On IoT. It’s more like a p2p network than the command and control of fb. At least as it’s conceived, where devices interact unobserved by humans. NAT/CGNAT make that interaction impossible.
There’s also an issue, raised some time ago – I first saw it in a textbook on computer security published in 2007 – that the s/w folk view IPv6 as stable addresses, whereas the ISP model is that they can be moved around. There must be trouble ahead with such conflicting models. There’s a whole world of pain to come for the s/w world in naming and addressing of Things in the IoT, especially as many “Things” will be software only, consuming and spitting out events/commands.
In most cases, a valid globally reachable WiFi is the preferred cheaper path. So implementations currently favour WiFi over cellular data, and yes, if your WiFi is either slow, or noisy, or expensive, this is the wrong design choice. I imagine Google Fi has taken that decision logic into its model of when to cut to WiFi and when to stick to Cellular, but Its a good question: Qui Bono and Who decides?
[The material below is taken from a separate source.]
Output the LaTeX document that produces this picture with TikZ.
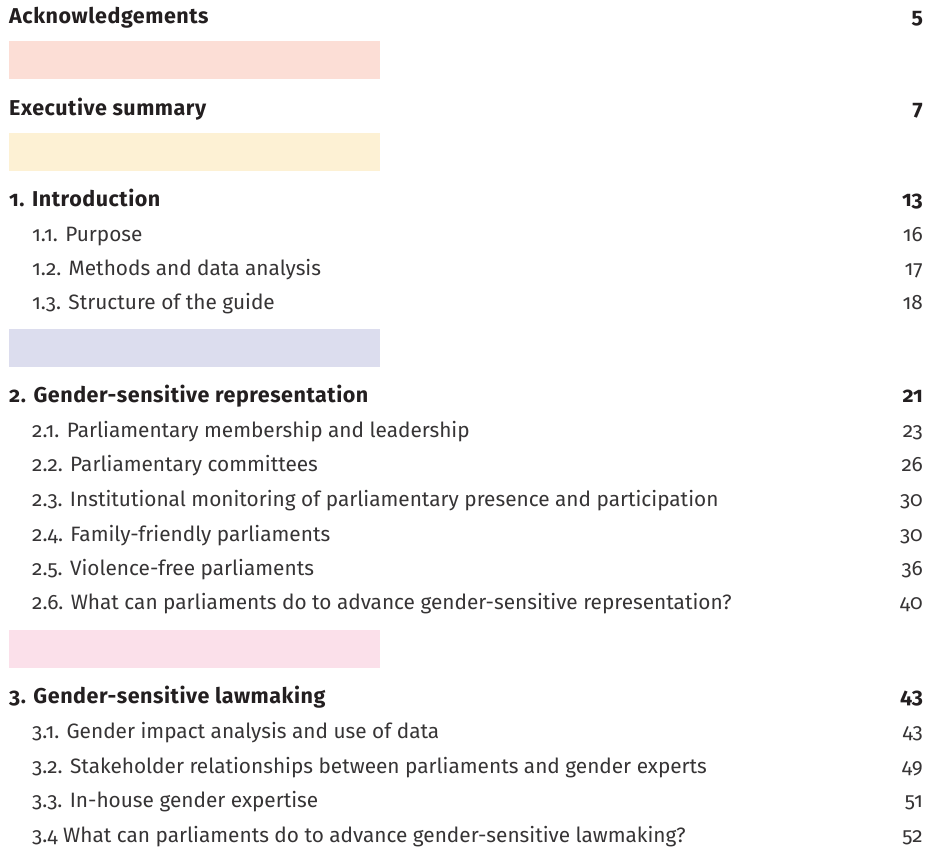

Apple and mTCP, I think the multipath TCP equilibriates on TCP performance, not on a cost/benefit model.
I agree that IoT heads to interactions amongst devies, but I am less sure NAT/CGNAT is a problem right now. I am told they use pull methods to find the external rendesvous point to mimic push behaviour.
Your last point certainly goes to the disconnect between IPv6 theory and ISP practice. I will say that my IPv6 ISP at home (both times, Internode, and Skymesh) assign a static /56 per customer presence, but I am asserting privacy addresses by preference as my /128 endpoint Address. I think ISPs actually do prefer static assignment now, for this model.
on wifi/cellular choice, I’m not sure which bits of the stack understand the price trade-offs.
I found that we wasted quite a lot of effort working around NAT. The issue is where either you want to send a command or an event to a Thing that’s behind NAT. STUN/ICE works most of the time, but it can take ~30 seconds. I estimated that the development burden was ~30%. From a development point of view, you really don’t want to have to handle lots of different routeing problems.
Sky is saying that IPv6 prefixes are not static.